[Start RECORDS SHOWN]

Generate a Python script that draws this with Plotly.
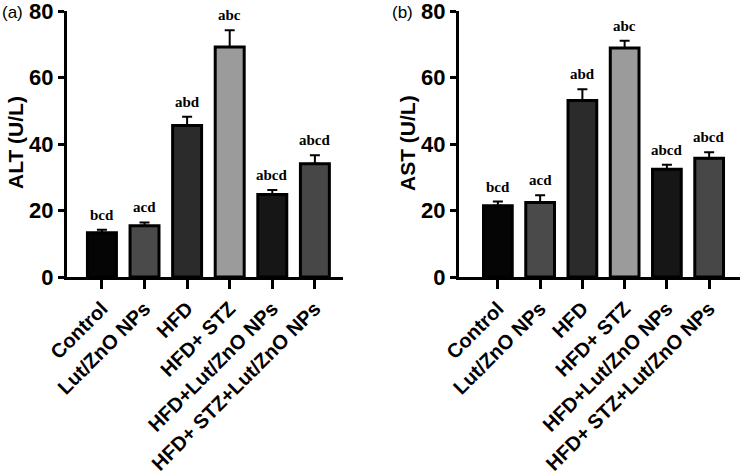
import plotly.graph_objects as go

categories = ["Control", "Lut/ZnO NPs", "HFD", "HFD+ STZ", "HFD+Lut/ZnO NPs", "HFD+ STZ+Lut/ZnO NPs"]
alt_mean = [13.3, 15.4, 45.6, 69.2, 24.8, 34.1]
alt_err = [0.9, 1.0, 2.6, 5.0, 1.4, 2.5]
alt_letters = ["bcd", "acd", "abd", "abc", "abcd", "abcd"]
ast_mean = [21.4, 22.4, 53.1, 68.9, 32.4, 35.7]
ast_err = [1.3, 2.2, 3.4, 2.2, 1.4, 1.8]
ast_letters = ["bcd", "acd", "abd", "abc", "abcd", "abcd"]
bar_colors = ["#050505", "#4a4a4a", "#2b2b2b", "#9b9b9b", "#161616", "#474747"]
y_ticks = [0, 20, 40, 60, 80]

fig = go.Figure()

panels = [
    ("x", "y", alt_mean, alt_err, alt_letters),
    ("x2", "y2", ast_mean, ast_err, ast_letters),
]
for xa, ya, m, e, lets in panels:
    fig.add_trace(go.Bar(
        x=categories, y=m, xaxis=xa, yaxis=ya, width=0.68,
        marker=dict(color=bar_colors, line=dict(color="black", width=3)),
        error_y=dict(type="data", symmetric=False, array=e, arrayminus=[0]*len(e),
                     color="black", thickness=2, width=5),
        showlegend=False, hoverinfo="skip",
    ))
    for c, v, er, t in zip(categories, m, e, lets):
        fig.add_annotation(x=c, y=v + er, xref=xa, yref=ya, text=t, showarrow=False,
                           yanchor="bottom", yshift=5,
                           font=dict(family="Liberation Serif", size=15, color="black", weight="bold"))

W, H = 742, 472
axis_common = dict(showline=True, linecolor="black", linewidth=3, ticks="outside", automargin=False,
                   tickcolor="black", tickwidth=3, showgrid=False, zeroline=False)
ydom = [1 - 277 / H, 1 - 11 / H]
xfont = dict(family="Liberation Sans", size=20, color="black", weight="bold")
yfont = dict(family="Liberation Sans", size=22, color="black", weight="bold")
fig.update_layout(
    width=W, height=H, margin=dict(l=0, r=0, t=0, b=0, autoexpand=False),
    plot_bgcolor="white", paper_bgcolor="white", bargap=0.3,
    xaxis=dict(domain=[67 / W, 343 / W], range=[-0.82, 5.66], anchor="y", ticklen=9,
               tickangle=-45, tickfont=xfont, **axis_common),
    yaxis=dict(domain=ydom, range=[0, 80.02], tickvals=y_ticks, anchor="x", ticklen=6,
               ticklabeloverflow="allow", tickfont=yfont, **axis_common),
    xaxis2=dict(domain=[459 / W, 740 / W], range=[-0.92, 5.73], anchor="y2", ticklen=9,
                tickangle=-45, tickfont=xfont, **axis_common),
    yaxis2=dict(domain=ydom, range=[0, 80.02], tickvals=y_ticks, anchor="x2", ticklen=6,
                ticklabeloverflow="allow", tickfont=yfont, **axis_common),
)

for xpx, txt in [(15, "ALT (U/L)"), (407, "AST (U/L)")]:
    fig.add_annotation(x=xpx / W, y=1 - 143 / H, xref="paper", yref="paper", text=txt, textangle=-90,
                       xanchor="center", yanchor="middle", showarrow=False,
                       font=dict(family="Liberation Sans", size=21, color="black", weight="bold"))
for xpx, txt in [(0, "(a)"), (390, "(b)")]:
    fig.add_annotation(x=xpx / W, y=1 - 1 / H, xref="paper", yref="paper", text=txt, xanchor="left",
                       yanchor="top", showarrow=False,
                       font=dict(family="Liberation Sans", size=17, color="black"))

fig.write_html("out.html", config={"displayModeBar": False},
               post_script="document.body.style.margin='0';")
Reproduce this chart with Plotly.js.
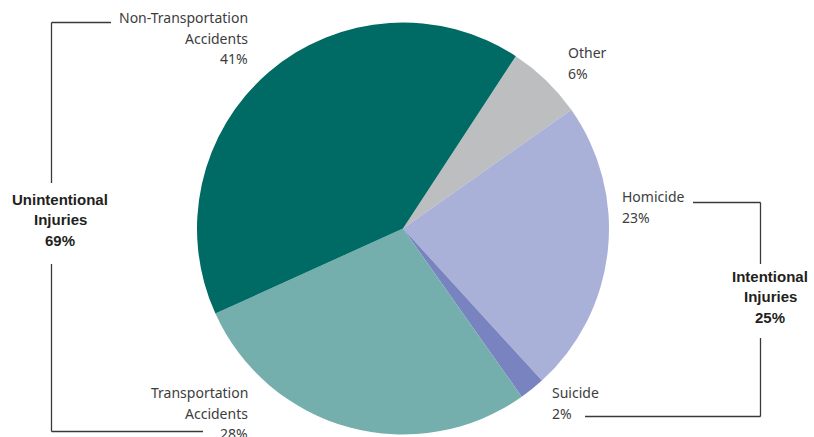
<!DOCTYPE html>
<html>
<head>
<meta charset="utf-8">
<script src="https://cdn.plot.ly/plotly-3.0.1.min.js"></script>
<style>html,body{margin:0;padding:0;background:#fff;}#chart{width:814px;height:437px;}</style>
</head>
<body>
<div id="chart"></div>
<script>
// Data
var sliceLabels = ['Other', 'Homicide', 'Suicide', 'Transportation Accidents', 'Non-Transportation Accidents'];
var sliceLines = [['Other'], ['Homicide'], ['Suicide'], ['Transportation', 'Accidents'], ['Non-Transportation', 'Accidents']];
var sliceValues = [6, 23, 2, 28, 41];
var sliceColors = ['#bcbec0', '#aab1d8', '#7883c0', '#74afae', '#006a64'];
var groupLines = [['Unintentional', 'Injuries'], ['Intentional', 'Injuries']];
var groupValues = [69, 25];

var W = 814, H = 437;
function px(x) { return x / W; }
function py(y) { return 1 - y / H; }

var cx = 403, cy = 228.5, R = 206;

var trace = {
  type: 'pie',
  labels: sliceLabels,
  values: sliceValues,
  marker: { colors: sliceColors, line: { width: 0 } },
  sort: false,
  direction: 'clockwise',
  rotation: 33.2,
  textinfo: 'none',
  hoverinfo: 'label+percent',
  showlegend: false,
  domain: { x: [px(cx - R), px(cx + R)], y: [py(cy + R), py(cy - R)] }
};

// label placement (layout): [x, anchor, first baseline]
var slicePos = [
  [568, 'left', 58],
  [622, 'left', 202],
  [552, 'left', 398],
  [248, 'right', 398],
  [248, 'right', 23]
];
var groupPos = [[60, 205], [770, 282]];
var lineGap = 20.3;

var annotations = [];
function addLine(text, x, anchor, baseline, font) {
  annotations.push({
    xref: 'paper', yref: 'paper', x: px(x), y: py(baseline - font.size * 0.36),
    xanchor: anchor, yanchor: 'middle', text: text, showarrow: false,
    borderpad: 0, borderwidth: 0, font: font
  });
}
var regFont = { family: 'Noto Sans, sans-serif', size: 14, color: '#3d3d3d' };
var boldFont = { family: 'Liberation Sans, Arial, sans-serif', size: 15, color: '#231f20', weight: 'bold' };

for (var i = 0; i < sliceLabels.length; i++) {
  var lines = sliceLines[i].concat([sliceValues[i] + '%']);
  for (var j = 0; j < lines.length; j++) {
    addLine(lines[j], slicePos[i][0], slicePos[i][1], slicePos[i][2] + j * lineGap, regFont);
  }
}
for (var g = 0; g < groupLines.length; g++) {
  var gl = groupLines[g].concat([groupValues[g] + '%']);
  for (var k = 0; k < gl.length; k++) {
    addLine('<b>' + gl[k] + '</b>', groupPos[g][0], 'center', groupPos[g][1] + k * lineGap, boldFont);
  }
}

var lc = { color: '#3a3a3a', width: 1.3 };
function seg(x0, y0, x1, y1) {
  return { type: 'line', xref: 'paper', yref: 'paper', x0: px(x0), y0: py(y0), x1: px(x1), y1: py(y1), line: lc };
}
var shapes = [
  // left bracket
  seg(51.5, 22.5, 111, 22.5),
  seg(51.5, 22.5, 51.5, 183),
  seg(51.5, 264, 51.5, 431.5),
  seg(51.5, 431.5, 203, 431.5),
  // right bracket
  seg(693, 202.5, 760.5, 202.5),
  seg(760.5, 202.5, 760.5, 264),
  seg(760.5, 338, 760.5, 416.5),
  seg(585, 416.5, 760.5, 416.5)
];

var layout = {
  width: W, height: H,
  margin: { l: 0, r: 0, t: 0, b: 0 },
  paper_bgcolor: '#ffffff',
  showlegend: false,
  annotations: annotations,
  shapes: shapes
};

Plotly.newPlot('chart', [trace], layout, { displayModeBar: false, staticPlot: true });
</script>
</body>
</html>
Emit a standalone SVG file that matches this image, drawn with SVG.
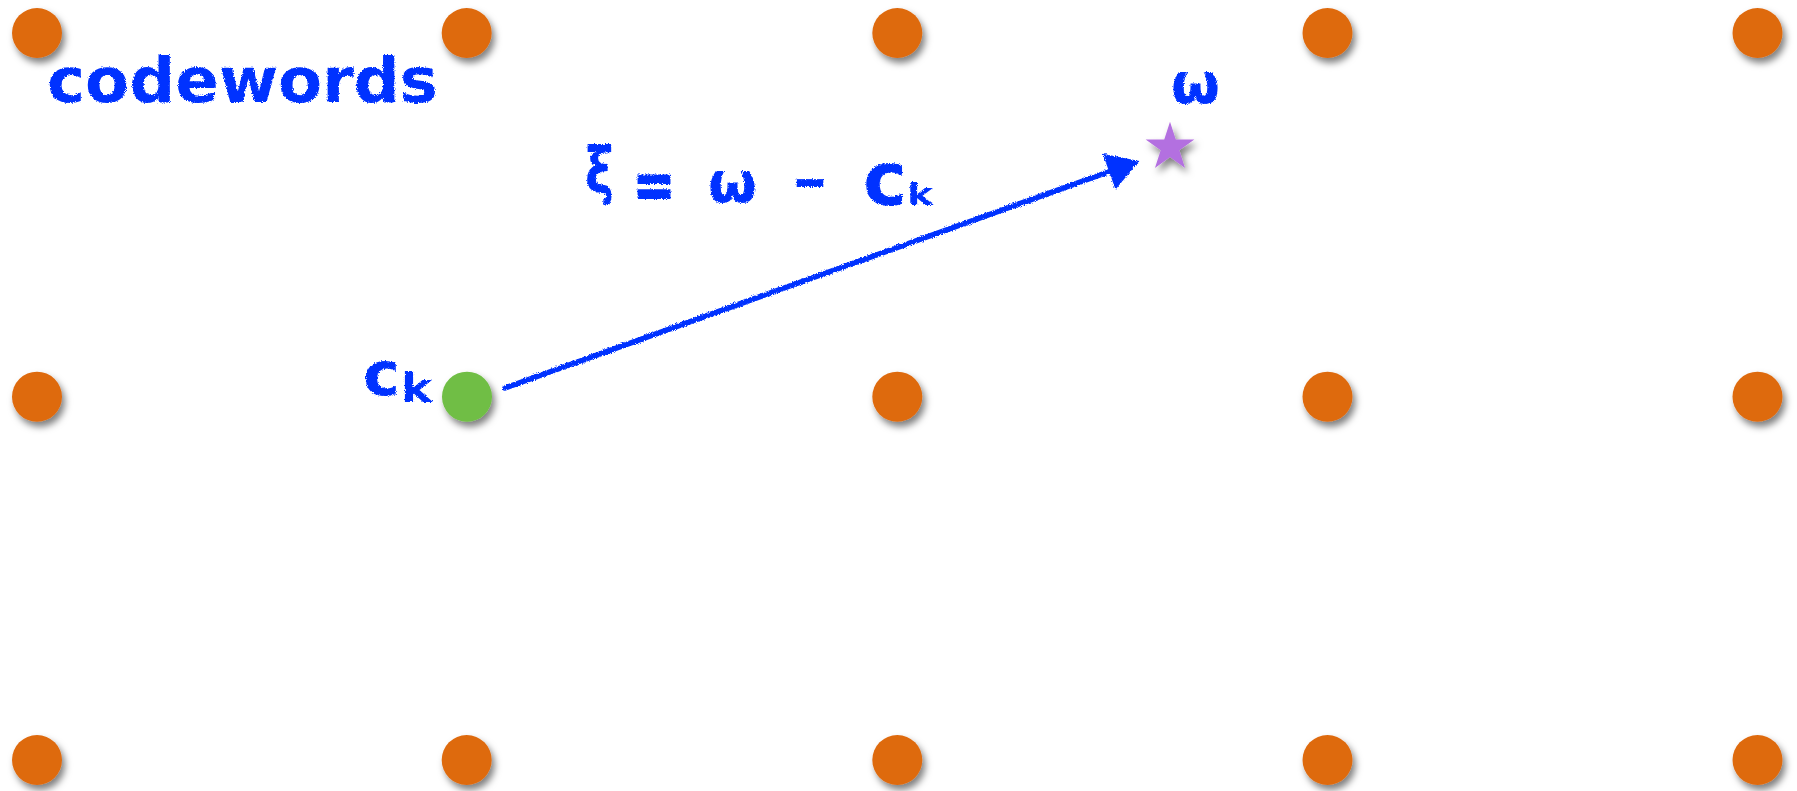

[End RECORDS SHOWN]

EXERCISE BRIEF:
Set down again, exactly, the lines of the material above from its first line to the one with "import plotly.graph_objects as go", inclusive. Leave the pictures out.

SOLUTION BELOW:
Generate a Python script that draws this with Plotly.
import plotly.graph_objects as go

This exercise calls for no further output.